Brazil's VP Tells President's Sons to Wash Dirty Laundry at Home

(Bloomberg) -- Brazil’s vice president has a piece of advice for the sons of President Jair Bolsonaro: stop washing dirty laundry in public.

Hamilton Mourao’s admonition comes as a cabinet crisis jolts the government just when Bolsonaro needs to show unity to approve tough economic reforms. The rift in his inner circle started when Gustavo Bebianno, the secretary general of the presidency and former president of the ruling PSL party, was accused of misusing campaign funds. It escalated when one of the president’s sons called Bebianno a liar.

Brazil's VP Tells President's Sons to Wash Dirty Laundry at Home

The crisis is in part due to a “certain protagonism by the president’s son who, trying to defend his father, took the debate public on social networks, which is not good,” Mourao said in an interview at his office in Brasilia. “The old saying goes that dirty laundry you wash at home.”

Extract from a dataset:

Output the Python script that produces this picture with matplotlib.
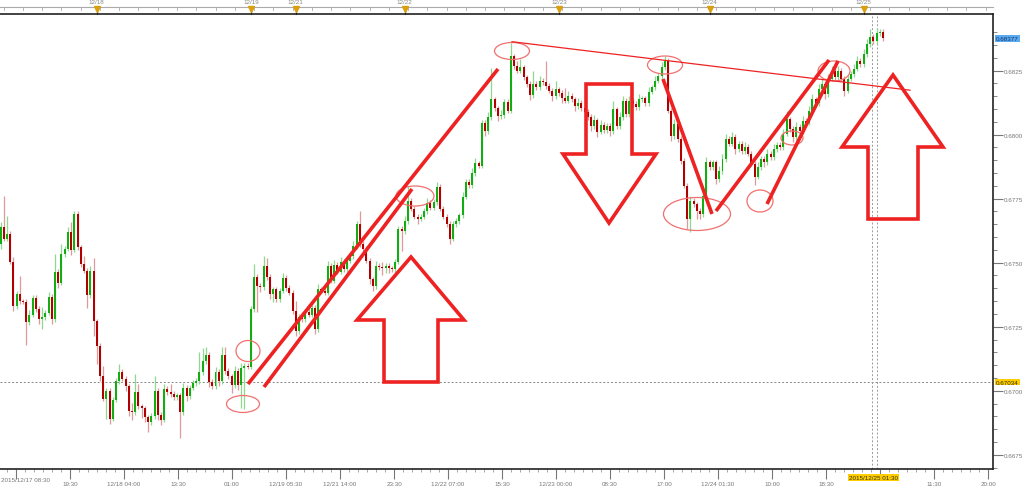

The scandal, the second involving one of Bolsonaro’s sons this year, is the latest sign of growing rivalries within the president’s inner circle and comes at an inopportune time. The administration next week will send to Congress a proposal to cut pension benefits that investors say could make or break both the country’s economic health and Bolsonaro’s political future. The government needs every vote from the PSL, which has come to rival the opposition PT party as the largest in the lower house, according to the chamber’s website.

‘Traitor’

Like several of Bolsonaro’s key aides, Mourao has little experience in politics. Yet the 65-year-old four star Army general is seen by many as a moderating force who is open to dialogue and less dogmatic than the president on issues like gay rights and foreign relations. So much so that Olavo de Carvalho, perhaps the most influential of Bolsonaro’s policy gurus and advisers, has accused Mourao of being a “traitor.”

“The most difficult part of the job is dealing with all the nuances, the internal and external pressure,” said Mourao. Disciplined, the general gets up at 5:15 a.m. every day to run 6 kilometers before starting an agenda that easily stretches for 10 hours. Before getting into politics, he was a military attache in Venezuela and commanded United Nations peacekeeping forces in Angola.

While Bolsonaro has yet to decide whether to dismiss Bebianno over the scandal, the political noise and infighting will soon stop, said Mourao. In a statement to the press late on Thursday, Bebianno denied wrongdoing.

“The president has taken on this fight and all this intrigue will come to an end.”